Sacroiliac Joint Dysfunction (SI Joint)
What are the sacroiliac (SI) joints?
The sacroiliac (SI) joints are formed by the connection of the sacrum and the right and left iliac bones (pelvis). The iliac bones are the two large bones that make up the pelvis. As a result, the SI joints connect the spine to the pelvis. The sacrum and the iliac bones (ileum) are held together by a collection of strong ligaments. There is relatively little motion at the SI joints. These joints do need to support the entire weight of the upper body when we are erect, which places a large amount of stress across them. This can lead to wearing of the cartilage of the SI joints and arthritis.
What is sacroiliac joint dysfunction?
There are many different terms for sacroiliac joint problems, including SI joint dysfunction, sacroiliac joint disease, SI joint syndrome, SI joint strain, and SI Joint inflammation.

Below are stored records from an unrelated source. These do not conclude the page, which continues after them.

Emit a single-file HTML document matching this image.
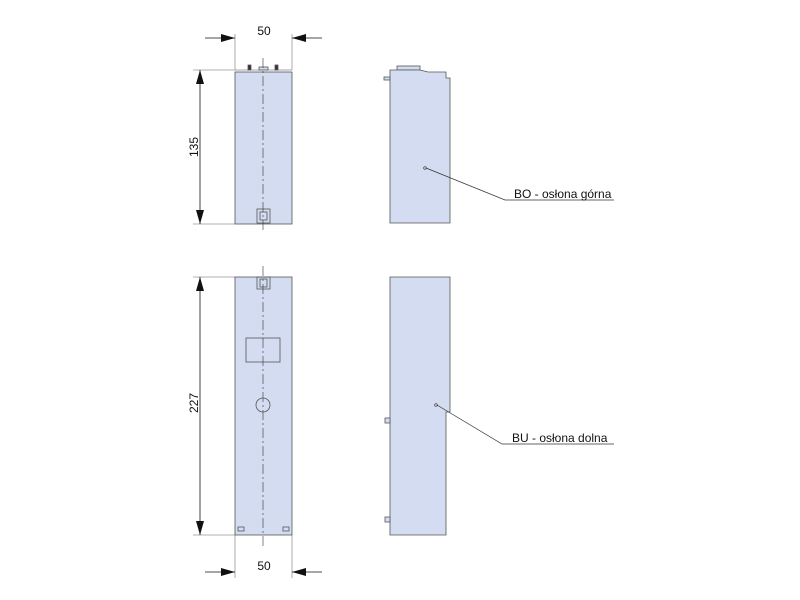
<!DOCTYPE html>
<html><head><style>body{margin:0;background:#fff}svg{display:block}</style></head><body>
<svg width="800" height="600" viewBox="0 0 800 600" xmlns="http://www.w3.org/2000/svg" font-family="Liberation Sans, sans-serif">
<defs>
<marker id="a" viewBox="0 0 14 8" refX="14" refY="4" markerWidth="14" markerHeight="8" orient="auto" markerUnits="userSpaceOnUse"><path d="M0,0L14,4L0,8z" fill="#111"/></marker>
</defs>
<g stroke="#999" stroke-width="0.8" fill="none">
<line x1="235" y1="34" x2="235" y2="70"/><line x1="292" y1="34" x2="292" y2="70"/>
<line x1="193" y1="70" x2="235" y2="70"/><line x1="193" y1="224" x2="235" y2="224"/>
<line x1="193" y1="277" x2="235" y2="277"/><line x1="193" y1="535" x2="235" y2="535"/>
<line x1="235" y1="535" x2="235" y2="578"/><line x1="292" y1="535" x2="292" y2="578"/>
</g>
<g stroke="#111" stroke-width="0.8" fill="none">
<line x1="205" y1="38" x2="235" y2="38" marker-end="url(#a)"/>
<line x1="322" y1="38" x2="292" y2="38" marker-end="url(#a)"/>
<line x1="200" y1="147" x2="200" y2="70" marker-end="url(#a)"/>
<line x1="200" y1="147" x2="200" y2="224" marker-end="url(#a)"/>
<line x1="200" y1="406" x2="200" y2="277" marker-end="url(#a)"/>
<line x1="200" y1="406" x2="200" y2="535" marker-end="url(#a)"/>
<line x1="205" y1="572" x2="235" y2="572" marker-end="url(#a)"/>
<line x1="322" y1="572" x2="292" y2="572" marker-end="url(#a)"/>
</g>
<g fill="#111" font-size="12">
<text x="264" y="35" text-anchor="middle">50</text>
<text x="264" y="570" text-anchor="middle">50</text>
<text transform="translate(198,147) rotate(-90)" text-anchor="middle">135</text>
<text transform="translate(198,403) rotate(-90)" text-anchor="middle">227</text>
</g>
<g stroke="#555" stroke-width="0.8">
<rect x="235" y="72" width="57" height="152" fill="#d3dcf0"/>
<line x1="235" y1="70" x2="292" y2="70" stroke="#888"/>
<rect x="248" y="65" width="3" height="5" fill="#333"/>
<rect x="275" y="65" width="3" height="5" fill="#333"/>
<rect x="259" y="67" width="9" height="3" fill="#d3dcf0"/>
<rect x="257" y="209" width="13" height="14" fill="none"/>
<rect x="260" y="212" width="7" height="8" fill="none"/>
<rect x="235" y="277" width="57" height="258" fill="#d3dcf0"/>
<rect x="257" y="277" width="13" height="12" fill="none"/>
<rect x="260" y="279" width="7" height="8" fill="none"/>
<rect x="246" y="338" width="34" height="24" fill="none"/>
<circle cx="263" cy="405" r="7" fill="none"/>
<rect x="238" y="527" width="6" height="4" fill="none"/>
<rect x="283" y="527" width="6" height="4" fill="none"/>
</g>
<g stroke="#333" stroke-width="0.6" stroke-dasharray="10,3,2,3">
<line x1="263" y1="58" x2="263" y2="232"/>
<line x1="263" y1="266" x2="263" y2="548"/>
</g>
<g stroke="#555" stroke-width="0.8" fill="#d3dcf0">
<rect x="397" y="66" width="23" height="4"/>
<path d="M390,70 L420,70 L428,72 L446,72 L446,78 L450,78 L450,223 L390,223 Z"/>
<rect x="384" y="77" width="6" height="3"/>
<path d="M390,277 L450,277 L450,412 L446,412 L446,535 L390,535 Z"/>
<rect x="385" y="418" width="5" height="5"/>
<rect x="385" y="517" width="5" height="5"/>
</g>
<g stroke="#333" stroke-width="0.7" fill="none">
<circle cx="425" cy="168" r="1.3"/>
<polyline points="426,168 505,200 614,200"/>
<circle cx="436" cy="405" r="1.3"/>
<polyline points="437,405 502,444 614,444"/>
</g>
<g fill="#111" font-size="12">
<text x="514" y="198">BO - osłona górna</text>
<text x="512" y="442">BU - osłona dolna</text>
</g>
</svg>
</body></html>
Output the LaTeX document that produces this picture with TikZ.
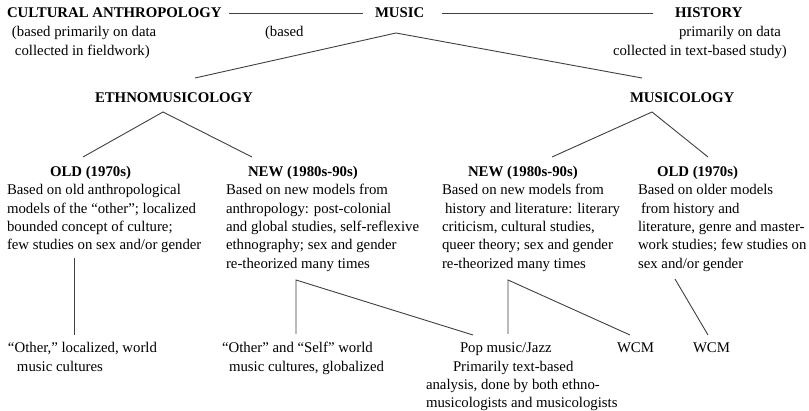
\documentclass[tikz,border=0pt]{standalone}
\usepackage{fontspec}
\setmainfont{Liberation Serif}
\begin{document}
\begin{tikzpicture}[x=1pt,y=-1pt,
  every node/.style={inner sep=0pt, outer sep=0pt, font=\fontsize{14.8}{18.3}\selectfont},
  head/.style={anchor=base west, font=\fontsize{14.8}{18.3}\selectfont\bfseries},
  body/.style={anchor=base west, align=left},
  conn/.style={draw=black!75, line width=0.9pt}]
\useasboundingbox[fill=white] (0,0) rectangle (809,411);

% top row
\node[head] (cult) at (7,18) {CULTURAL ANTHROPOLOGY};
\node[head] (music) at (375,18) {MUSIC};
\node[head] (hist) at (675,18) {HISTORY};
\node[body] (cultsub) at (12,55.3) {(based primarily on data\\\hspace*{3pt}collected in fieldwork)};
\node[body] (based) at (265,37) {(based};
\node[body] (histsub) at (613,55.3) {\hspace*{66pt}primarily on data\\collected in text-based study)};

% second level
\node[head] (ethno) at (95,103) {ETHNOMUSICOLOGY};
\node[head] (musicol) at (630,103) {MUSICOLOGY};

% third level
\node[head] (oldE) at (50,177) {OLD (1970s)};
\node[head] (newE) at (248,177) {NEW (1980s-90s)};
\node[head] (newM) at (468,177) {NEW (1980s-90s)};
\node[head] (oldM) at (657,177) {OLD (1970s)};

\node[body] (oldEb) at (7,249.9) {Based on old anthropological\\models of the “other”; localized\\bounded concept of culture;\\few studies on sex and/or gender};
\node[body] (newEb) at (226,268.2) {Based on new models from\\anthropology: post-colonial\\and global studies, self-reflexive\\ethnography; sex and gender\\re-theorized many times};
\node[body] (newMb) at (442,268.2) {Based on new models from\\\hspace*{3pt}history and literature: literary\\criticism, cultural studies,\\queer theory; sex and gender\\re-theorized many times};
\node[body] (oldMb) at (638,268.2) {Based on older models\\\hspace*{3pt}from history and\\literature, genre and master-\\work studies; few studies on\\sex and/or gender};

% bottom level
\node[body] (otherL) at (8,371.3) {“Other,” localized, world\\\hspace*{9pt}music cultures};
\node[body] (otherS) at (222,371.3) {“Other” and “Self” world\\\hspace*{7pt}music cultures, globalized};
\node[body] (pop) at (426,407.9) {\hspace*{34pt}Pop music/Jazz\\\hspace*{27pt}Primarily text-based\\analysis, done by both ethno-\\musicologists and musicologists};
\node[body] (wcm1) at (617,353) {WCM};
\node[body] (wcm2) at (693,353) {WCM};

% connector points
\coordinate (mtop) at (396,33);
\coordinate (eEnd) at (195,78);
\coordinate (mEnd) at (642,78);
\coordinate (eTop) at (163,112);
\coordinate (eL) at (83,157);
\coordinate (eR) at (252,157);
\coordinate (mTop2) at (652,112);
\coordinate (mL) at (552,157);
\coordinate (mR) at (708,157);
\coordinate (oTop) at (74,258);
\coordinate (oBot) at (74,335);
\coordinate (nTop) at (296,280);
\coordinate (nBot) at (296,334);
\coordinate (popL) at (473,335);
\coordinate (nmTop) at (508,280);
\coordinate (nmBot) at (508,334);
\coordinate (wA) at (630,335);
\coordinate (omTop) at (675,279);
\coordinate (wB) at (708,335);

\draw[conn] (cult.east |- 0,13) ++(8,0) -- ([xshift=-12pt]music.west |- 0,13);
\draw[conn] ([xshift=18pt]music.east |- 0,13) -- ([xshift=-22pt]hist.west |- 0,13);
\draw[conn] (eEnd) -- (mtop) -- (mEnd);
\draw[conn] (eL) -- (eTop) -- (eR);
\draw[conn] (mL) -- (mTop2) -- (mR);
\draw[conn] (oTop) -- (oBot);
\draw[conn] (nBot) -- (nTop) -- (popL);
\draw[conn] (nmBot) -- (nmTop) -- (wA);
\draw[conn] (omTop) -- (wB);
\end{tikzpicture}
\end{document}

Each of these terms refers to a condition that causes pain in the SI joints from a specific cause.
- Lower back pain (below L5)
- Sensation of lower extremity: pain, numbness, tingling, weakness
- Pelvis / buttock pain
- Hip / groin pain
- Feeling of leg instability (buckling, giving way)
- Disturbed sleep patterns due to pain
- Disturbed sitting patterns (unable to sit for long periods, sitting on one side)
- Pain going from sitting to standing
The Sacroiliac (SI) joint and Low Back Pain (LBP)
As with other joints in the body, the sacroiliac (SI) joint can become damaged, can suffer from wear and tear, or the ligaments supporting the joint may be stretched or injured. This may result in altered function of the SI joint (SI joint dysfunction) which may result in pain in the buttocks, lower back, groin and even leg pain. SI joint dysfunction and associated pain can be caused by a specific traumatic event (disruption) or can develop over time (degeneration).
Trauma (common events that may cause SI joint disruption)
- Motor vehicle accident
- Fall on buttock
- Lifting and/or twisting
- Natural childbirth
Degeneration (common causes of SI joint degeneration)
- Previous lumbar surgery (e.g., lumbar fusion of the L3/L4, L4/L5, or L5/S1)
- Stresses to the SI joint due to leg length differences, joint replacement, or scoliosis
- Pregnancy – chronic lower back pain during pregnancy and/or after giving birth (Post-partum Pelvic Girdle Pain, frequently described as PGP or PPGP)
- Previous iliac crest bone graft (ICBG)
- Prior infection of the SI joint
Pain in the lower back and buttocks may be caused by the SI joint, hip, spine, or a combination of these structures. It is important that your physiotherapist thoroughly evaluate ALL potential pain sources during a lower back pain exam. Carefully review the typical symptoms of SI Joint pain.
Physiotherapy treatment will consist of reducing inflammation, restoring normal range of motion, reducing pain, increasing strength and improving posture. Here at Swinton Physiotherapy we would use a range of techniques from, mobilisations, manipulation, soft tissue therapy, postural education and advice, acupuncture and a home exercise programme.